__The exercise__: Without the pictures, return exactly the lines from the one with "Write a Python" through the one with "group_padding=0, range_padding=0)". Both end lines belong in the copy.

__Material provided__:
* START *
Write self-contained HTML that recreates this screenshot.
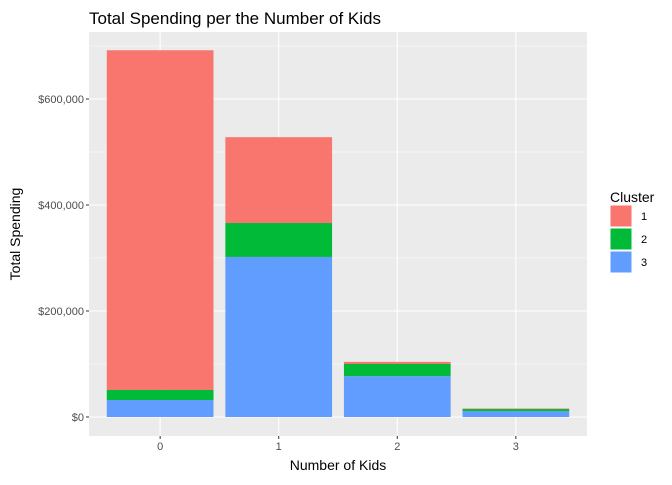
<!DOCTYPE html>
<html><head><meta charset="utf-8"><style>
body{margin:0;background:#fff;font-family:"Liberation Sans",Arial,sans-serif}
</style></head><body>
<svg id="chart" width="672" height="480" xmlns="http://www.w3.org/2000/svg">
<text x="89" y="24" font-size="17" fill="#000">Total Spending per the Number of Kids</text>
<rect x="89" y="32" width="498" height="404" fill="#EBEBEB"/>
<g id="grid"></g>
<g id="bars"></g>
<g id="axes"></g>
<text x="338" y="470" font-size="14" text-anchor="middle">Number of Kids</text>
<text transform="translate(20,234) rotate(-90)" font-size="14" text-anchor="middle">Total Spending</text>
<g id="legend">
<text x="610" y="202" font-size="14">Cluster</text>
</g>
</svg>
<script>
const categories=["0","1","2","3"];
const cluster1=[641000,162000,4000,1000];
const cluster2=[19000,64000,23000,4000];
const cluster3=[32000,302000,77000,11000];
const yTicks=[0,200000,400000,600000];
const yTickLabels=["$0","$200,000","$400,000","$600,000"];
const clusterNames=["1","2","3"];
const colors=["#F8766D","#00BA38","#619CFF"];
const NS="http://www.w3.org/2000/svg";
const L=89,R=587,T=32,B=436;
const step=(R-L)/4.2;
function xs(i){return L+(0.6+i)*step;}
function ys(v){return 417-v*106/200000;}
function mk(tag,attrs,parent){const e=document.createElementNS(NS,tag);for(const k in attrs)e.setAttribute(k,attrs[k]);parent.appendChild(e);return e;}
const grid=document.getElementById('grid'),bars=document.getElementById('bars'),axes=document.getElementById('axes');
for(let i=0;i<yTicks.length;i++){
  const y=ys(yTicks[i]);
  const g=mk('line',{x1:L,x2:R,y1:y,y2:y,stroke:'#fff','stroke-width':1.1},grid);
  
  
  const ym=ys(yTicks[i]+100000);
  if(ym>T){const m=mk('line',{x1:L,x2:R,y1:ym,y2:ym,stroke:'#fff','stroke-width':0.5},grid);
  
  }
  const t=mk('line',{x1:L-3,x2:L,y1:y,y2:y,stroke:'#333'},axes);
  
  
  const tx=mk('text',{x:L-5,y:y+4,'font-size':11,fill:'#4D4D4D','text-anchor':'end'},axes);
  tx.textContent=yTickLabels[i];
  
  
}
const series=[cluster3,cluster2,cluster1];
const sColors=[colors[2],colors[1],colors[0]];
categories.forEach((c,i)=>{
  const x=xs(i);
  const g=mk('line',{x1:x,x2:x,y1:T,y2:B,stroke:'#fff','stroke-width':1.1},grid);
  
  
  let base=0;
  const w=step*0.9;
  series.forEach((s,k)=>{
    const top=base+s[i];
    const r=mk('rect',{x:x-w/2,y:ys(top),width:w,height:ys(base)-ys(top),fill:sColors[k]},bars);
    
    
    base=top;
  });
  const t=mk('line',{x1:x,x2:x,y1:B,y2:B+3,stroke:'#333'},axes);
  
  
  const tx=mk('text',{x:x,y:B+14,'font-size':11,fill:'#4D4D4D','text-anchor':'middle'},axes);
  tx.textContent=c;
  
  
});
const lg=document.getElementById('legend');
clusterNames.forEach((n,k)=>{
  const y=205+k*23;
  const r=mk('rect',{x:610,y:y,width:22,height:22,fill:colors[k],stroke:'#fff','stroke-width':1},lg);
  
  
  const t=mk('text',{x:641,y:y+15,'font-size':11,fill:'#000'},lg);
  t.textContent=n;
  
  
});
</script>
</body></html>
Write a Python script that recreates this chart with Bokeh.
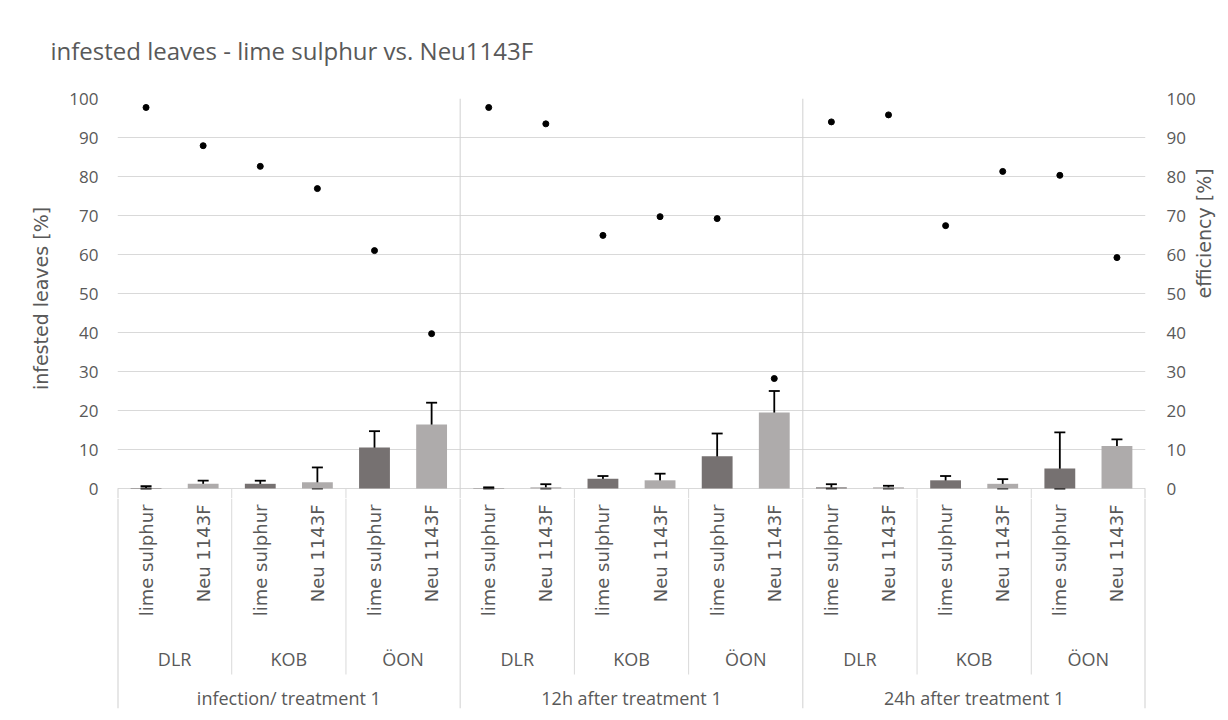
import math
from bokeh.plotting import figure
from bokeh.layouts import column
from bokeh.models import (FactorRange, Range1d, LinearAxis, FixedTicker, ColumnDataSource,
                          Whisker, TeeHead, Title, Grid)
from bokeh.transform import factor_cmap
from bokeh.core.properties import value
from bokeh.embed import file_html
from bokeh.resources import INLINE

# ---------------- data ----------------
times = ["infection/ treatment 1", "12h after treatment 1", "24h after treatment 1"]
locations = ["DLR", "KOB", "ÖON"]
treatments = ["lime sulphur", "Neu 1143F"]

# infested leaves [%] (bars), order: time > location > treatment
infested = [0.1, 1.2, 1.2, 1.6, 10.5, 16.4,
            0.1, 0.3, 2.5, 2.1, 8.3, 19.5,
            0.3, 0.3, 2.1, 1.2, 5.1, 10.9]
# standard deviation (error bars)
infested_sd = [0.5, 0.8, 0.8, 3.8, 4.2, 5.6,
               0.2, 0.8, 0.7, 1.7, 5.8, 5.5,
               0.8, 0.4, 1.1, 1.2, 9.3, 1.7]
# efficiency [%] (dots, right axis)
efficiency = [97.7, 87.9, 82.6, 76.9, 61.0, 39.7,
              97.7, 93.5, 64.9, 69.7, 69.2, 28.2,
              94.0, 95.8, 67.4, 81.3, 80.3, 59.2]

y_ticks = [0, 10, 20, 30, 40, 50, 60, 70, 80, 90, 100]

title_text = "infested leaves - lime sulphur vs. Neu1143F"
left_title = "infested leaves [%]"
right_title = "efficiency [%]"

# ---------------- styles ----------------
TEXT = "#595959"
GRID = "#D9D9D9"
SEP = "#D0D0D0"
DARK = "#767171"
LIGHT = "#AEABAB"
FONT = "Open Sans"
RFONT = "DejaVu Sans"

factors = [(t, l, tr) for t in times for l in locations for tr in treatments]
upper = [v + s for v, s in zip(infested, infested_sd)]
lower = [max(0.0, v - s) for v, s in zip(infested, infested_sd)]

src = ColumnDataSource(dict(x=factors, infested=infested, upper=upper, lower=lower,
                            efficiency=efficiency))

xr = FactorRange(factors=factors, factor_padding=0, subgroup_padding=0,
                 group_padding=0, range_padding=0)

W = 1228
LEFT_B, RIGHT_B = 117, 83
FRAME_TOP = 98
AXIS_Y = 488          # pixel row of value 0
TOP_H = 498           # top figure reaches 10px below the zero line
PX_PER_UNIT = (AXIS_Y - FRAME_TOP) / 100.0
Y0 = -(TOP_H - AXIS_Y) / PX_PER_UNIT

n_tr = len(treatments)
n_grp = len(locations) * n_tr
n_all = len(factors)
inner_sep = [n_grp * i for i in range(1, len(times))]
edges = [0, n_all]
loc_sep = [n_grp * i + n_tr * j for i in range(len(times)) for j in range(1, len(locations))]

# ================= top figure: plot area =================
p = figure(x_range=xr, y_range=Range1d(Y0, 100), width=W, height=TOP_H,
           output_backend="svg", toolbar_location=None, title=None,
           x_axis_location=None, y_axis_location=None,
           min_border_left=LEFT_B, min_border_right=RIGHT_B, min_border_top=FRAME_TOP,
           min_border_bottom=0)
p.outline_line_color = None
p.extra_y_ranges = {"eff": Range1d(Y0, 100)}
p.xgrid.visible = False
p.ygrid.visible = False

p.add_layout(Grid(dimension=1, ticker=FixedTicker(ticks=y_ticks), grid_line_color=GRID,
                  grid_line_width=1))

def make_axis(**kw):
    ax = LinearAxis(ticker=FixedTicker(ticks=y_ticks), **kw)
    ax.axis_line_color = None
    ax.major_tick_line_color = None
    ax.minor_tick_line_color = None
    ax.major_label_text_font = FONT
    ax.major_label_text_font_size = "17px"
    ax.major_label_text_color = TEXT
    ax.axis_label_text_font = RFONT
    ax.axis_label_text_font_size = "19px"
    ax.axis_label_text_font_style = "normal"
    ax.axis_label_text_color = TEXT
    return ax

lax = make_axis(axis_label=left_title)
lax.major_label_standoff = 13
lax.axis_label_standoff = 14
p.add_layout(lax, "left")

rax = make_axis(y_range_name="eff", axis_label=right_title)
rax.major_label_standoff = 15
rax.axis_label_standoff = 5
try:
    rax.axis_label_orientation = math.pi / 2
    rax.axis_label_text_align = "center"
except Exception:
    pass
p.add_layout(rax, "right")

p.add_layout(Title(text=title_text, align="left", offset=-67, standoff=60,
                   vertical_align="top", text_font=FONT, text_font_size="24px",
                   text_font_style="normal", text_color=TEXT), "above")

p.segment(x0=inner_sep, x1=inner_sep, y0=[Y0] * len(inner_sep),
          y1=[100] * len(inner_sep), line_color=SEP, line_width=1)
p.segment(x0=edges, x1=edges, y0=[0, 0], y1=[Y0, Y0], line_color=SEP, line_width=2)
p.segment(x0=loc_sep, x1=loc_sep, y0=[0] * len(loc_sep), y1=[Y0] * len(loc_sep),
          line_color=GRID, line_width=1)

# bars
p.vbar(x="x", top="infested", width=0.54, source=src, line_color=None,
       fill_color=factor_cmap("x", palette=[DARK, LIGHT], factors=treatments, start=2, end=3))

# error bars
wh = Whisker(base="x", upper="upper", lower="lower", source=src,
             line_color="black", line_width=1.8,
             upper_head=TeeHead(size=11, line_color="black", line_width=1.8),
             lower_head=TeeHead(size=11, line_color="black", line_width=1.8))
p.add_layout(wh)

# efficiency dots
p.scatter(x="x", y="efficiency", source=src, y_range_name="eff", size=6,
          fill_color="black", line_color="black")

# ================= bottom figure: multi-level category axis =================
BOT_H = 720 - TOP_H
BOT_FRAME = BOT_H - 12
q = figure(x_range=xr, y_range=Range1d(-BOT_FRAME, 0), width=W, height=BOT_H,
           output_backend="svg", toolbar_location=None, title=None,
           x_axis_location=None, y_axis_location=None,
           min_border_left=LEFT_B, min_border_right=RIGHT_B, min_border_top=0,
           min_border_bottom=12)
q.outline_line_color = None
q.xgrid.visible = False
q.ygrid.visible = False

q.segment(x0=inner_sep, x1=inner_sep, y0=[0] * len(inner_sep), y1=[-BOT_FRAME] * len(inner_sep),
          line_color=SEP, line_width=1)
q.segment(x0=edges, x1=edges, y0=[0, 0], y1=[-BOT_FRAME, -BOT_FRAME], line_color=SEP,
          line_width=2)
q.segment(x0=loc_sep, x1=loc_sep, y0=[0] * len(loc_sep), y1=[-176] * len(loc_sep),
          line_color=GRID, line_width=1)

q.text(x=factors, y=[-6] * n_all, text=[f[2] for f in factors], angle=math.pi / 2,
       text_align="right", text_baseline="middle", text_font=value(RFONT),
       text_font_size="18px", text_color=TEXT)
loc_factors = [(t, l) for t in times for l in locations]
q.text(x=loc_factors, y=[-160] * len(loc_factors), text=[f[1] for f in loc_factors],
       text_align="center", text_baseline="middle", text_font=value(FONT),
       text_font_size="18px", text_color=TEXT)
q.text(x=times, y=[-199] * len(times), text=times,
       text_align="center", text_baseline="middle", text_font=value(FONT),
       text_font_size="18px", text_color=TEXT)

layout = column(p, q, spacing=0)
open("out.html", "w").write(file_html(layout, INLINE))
* END *
* START *
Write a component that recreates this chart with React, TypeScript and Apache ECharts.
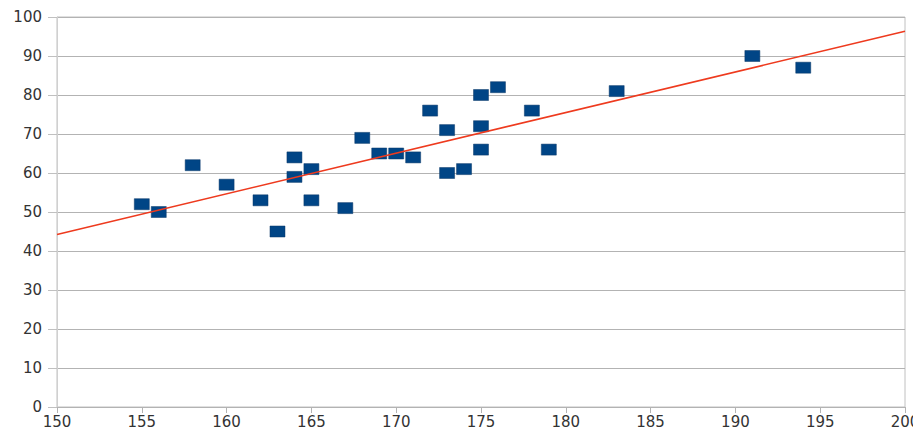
* END *
__Exercise answer__:
Write a Python script that recreates this chart with Bokeh.
import math
from bokeh.plotting import figure
from bokeh.layouts import column
from bokeh.models import (FactorRange, Range1d, LinearAxis, FixedTicker, ColumnDataSource,
                          Whisker, TeeHead, Title, Grid)
from bokeh.transform import factor_cmap
from bokeh.core.properties import value
from bokeh.embed import file_html
from bokeh.resources import INLINE

# ---------------- data ----------------
times = ["infection/ treatment 1", "12h after treatment 1", "24h after treatment 1"]
locations = ["DLR", "KOB", "ÖON"]
treatments = ["lime sulphur", "Neu 1143F"]

# infested leaves [%] (bars), order: time > location > treatment
infested = [0.1, 1.2, 1.2, 1.6, 10.5, 16.4,
            0.1, 0.3, 2.5, 2.1, 8.3, 19.5,
            0.3, 0.3, 2.1, 1.2, 5.1, 10.9]
# standard deviation (error bars)
infested_sd = [0.5, 0.8, 0.8, 3.8, 4.2, 5.6,
               0.2, 0.8, 0.7, 1.7, 5.8, 5.5,
               0.8, 0.4, 1.1, 1.2, 9.3, 1.7]
# efficiency [%] (dots, right axis)
efficiency = [97.7, 87.9, 82.6, 76.9, 61.0, 39.7,
              97.7, 93.5, 64.9, 69.7, 69.2, 28.2,
              94.0, 95.8, 67.4, 81.3, 80.3, 59.2]

y_ticks = [0, 10, 20, 30, 40, 50, 60, 70, 80, 90, 100]

title_text = "infested leaves - lime sulphur vs. Neu1143F"
left_title = "infested leaves [%]"
right_title = "efficiency [%]"

# ---------------- styles ----------------
TEXT = "#595959"
GRID = "#D9D9D9"
SEP = "#D0D0D0"
DARK = "#767171"
LIGHT = "#AEABAB"
FONT = "Open Sans"
RFONT = "DejaVu Sans"

factors = [(t, l, tr) for t in times for l in locations for tr in treatments]
upper = [v + s for v, s in zip(infested, infested_sd)]
lower = [max(0.0, v - s) for v, s in zip(infested, infested_sd)]

src = ColumnDataSource(dict(x=factors, infested=infested, upper=upper, lower=lower,
                            efficiency=efficiency))

xr = FactorRange(factors=factors, factor_padding=0, subgroup_padding=0,
                 group_padding=0, range_padding=0)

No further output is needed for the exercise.